The last term of an AP having 2n terms is given by:-
\[{T_{2n}} = a + \left( {2n - 1} \right)d\]
Now it is given that, the last term exceeds the first by \[10\dfrac{1}{2}\]
Hence,
\[{T_{2n}} - a = 10\dfrac{1}{2}\]
Putting in the value we get:-
\[a + \left( {2n - 1} \right)d - a = 10\dfrac{1}{2}\]
Simplifying it we get:-
\[\left( {2n - 1} \right)d = \dfrac{{21}}{2}\]……………………… (1)

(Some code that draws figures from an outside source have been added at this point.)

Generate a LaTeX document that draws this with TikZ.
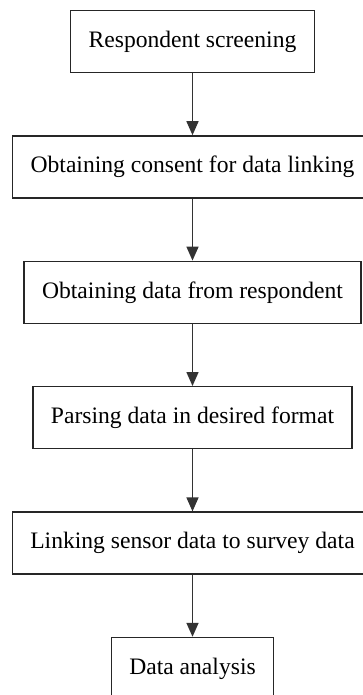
\documentclass[tikz,border=0pt]{standalone}
\usepackage{fontspec}
\setmainfont{Liberation Serif}
\usepackage{tikz}
\usetikzlibrary{arrows.meta,positioning}

\begin{document}
\begin{tikzpicture}[x=1pt,y=1pt,
   stage/.style={draw=black!85,line width=1.4pt,minimum height=62pt,inner xsep=18pt,
     font=\fontsize{23.6}{28}\selectfont},
   flow/.style={draw=black!80,line width=1.5pt,-{Triangle[length=14pt,width=12pt]}},
   node distance=62pt]
  \useasboundingbox (0,0) rectangle (362,-695);
  \node[stage] (scr) at (192.5,-41.5) {Respondent screening};
  \node[stage,below=of scr] (cons) {Obtaining consent for data linking};
  \node[stage,below=of cons] (obt) {Obtaining data from respondent};
  \node[stage,below=of obt] (pars) {Parsing data in desired format};
  \node[stage,below=of pars] (link) {Linking sensor data to survey data};
  \node[stage,below=of link] (ana) {Data analysis};
  \foreach \a/\b in {scr/cons,cons/obt,obt/pars,pars/link,link/ana}
    \draw[flow] (\a) -- (\b);
\end{tikzpicture}
\end{document}
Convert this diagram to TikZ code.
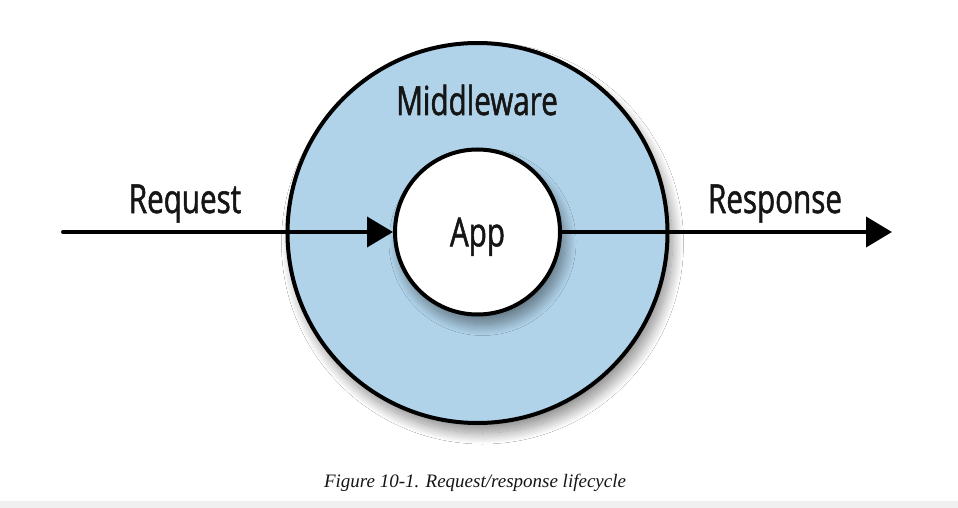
\documentclass[tikz,border=0pt]{standalone}
\usepackage{fontspec}
\newfontfamily\labelfont[FakeStretch=0.74,FakeBold=1.3]{Open Sans}
\newfontfamily\capfont{Liberation Serif}
\usetikzlibrary{arrows.meta,shadows.blur}
\definecolor{mwblue}{HTML}{B0D3EA}
\definecolor{stripgray}{HTML}{F0F0F0}
\definecolor{inkblack}{HTML}{151515}
\begin{document}
\begin{tikzpicture}[x=1pt,y=-1pt,
  lbl/.style={font=\labelfont\fontsize{40}{40}\selectfont, inner sep=0pt, text=inkblack},
  ring/.style={circle, draw=black, line width=4pt, inner sep=0pt,
    blur shadow={shadow xshift=5pt, shadow yshift=-10pt, shadow blur radius=11pt,
      shadow blur steps=24, shadow opacity=45}},
  flow/.style={line width=4pt, line cap=round, -{Triangle[length=26pt,width=30pt]}},
  captext/.style={font=\capfont\itshape\fontsize{19}{19}\selectfont, inner sep=0pt, text=inkblack}
]
\fill[white] (0,0) rectangle (958,508);
\useasboundingbox (0,0) rectangle (958,508);
\fill[stripgray] (0,501) rectangle (958,508);
\node[ring, fill=mwblue, minimum size=380pt] (mw) at (477.5,233) {};
\node[lbl, anchor=base] (mwlabel) at (477,115) {Middleware};
\node[ring, fill=white, minimum size=165pt, lbl, text depth=0pt] (app) at (477.5,232) {App};
\coordinate (in) at (63,232);
\coordinate (out) at (892,232);
\draw[flow] (in) -- (app);
\draw[flow] (app) -- (out);
\node[lbl, anchor=base] (req) at (185,213) {Request};
\node[lbl, anchor=base] (resp) at (775,213) {Response};
\node[captext, anchor=base] (cap) at (475,487) {Figure 10-1. Request/response lifecycle};
\end{tikzpicture}
\end{document}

Now it is given that, the sum of the odd terms is 24, of the even terms 30
If we take odd terms only it will also be a A.P. of n terms and if we take even terms only it will also be a A.P of n terms with common diff. of 2d.
Therefore, sum of odd terms is given by:-
\[{S_{odd}} = \dfrac{n}{2}\left[ {2a + \left( {n - 1} \right)2d} \right]\]
Putting in the value we get:-
\[24 = \dfrac{n}{2}\left[ {2a + \left( {n - 1} \right)2d} \right]\]
Simplifying it further we get:-
\[24 = n\left[ {a + \left( {n - 1} \right)d} \right]\]…………………………. (2)
Similarly, the sum of even terms is given by:-
\[{S_{even}} = \dfrac{n}{2}\{ 2(a + d) + (n - 1)2d\} \]
Putting in the value we get:-
\[30 = \dfrac{n}{2}\{ 2(a + d) + (n - 1)2d\} \]
Simplifying it further we get:-
\[30 = n\left[ {a + nd} \right]\]………………………………….. (3)
Putting the value from equation 3 in equation 2 we get:
\[24 = 30 - {n^2}d + {n^2}d - nd\]
Solving it further we get:-
\[nd = 30 - 24\]
\[ \Rightarrow nd = 6\]………………………… (4)
Putting this value in equation 1 we get:-
\[2\left( 6 \right) - d = \dfrac{{21}}{2}\]
Solving for d we get:-
\[d = 12 - \dfrac{{21}}{2}\]
Simplifying it we get:-
\[d = \dfrac{3}{2}\]
Now putting this value in equation 4 we get:-
\[n\left( {\dfrac{3}{2}} \right) = 6\]
Solving for n we get:-
\[n = \dfrac{{6 \times 2}}{3}\]
\[ \Rightarrow n = 4\]
Now since total number of terms are 2n therefore,
Total number of terms \[ = 2\left( 4 \right)\] \[ = 8\]

Therefore, there are 8 terms in the AP.

Note: Students might forget to multiply the value of n with 2 at the last which may lead to wrong answers.
Also, in such questions we have to form various equations according to the given information in the question and then solve for the unknown variables.
The alternate formula of sum of n terms in AP is given by:-
\[{S_n} = \dfrac{n}{2}\left[ {a + l} \right]\] where a is the first term, l is the last term and n is the total number of terms.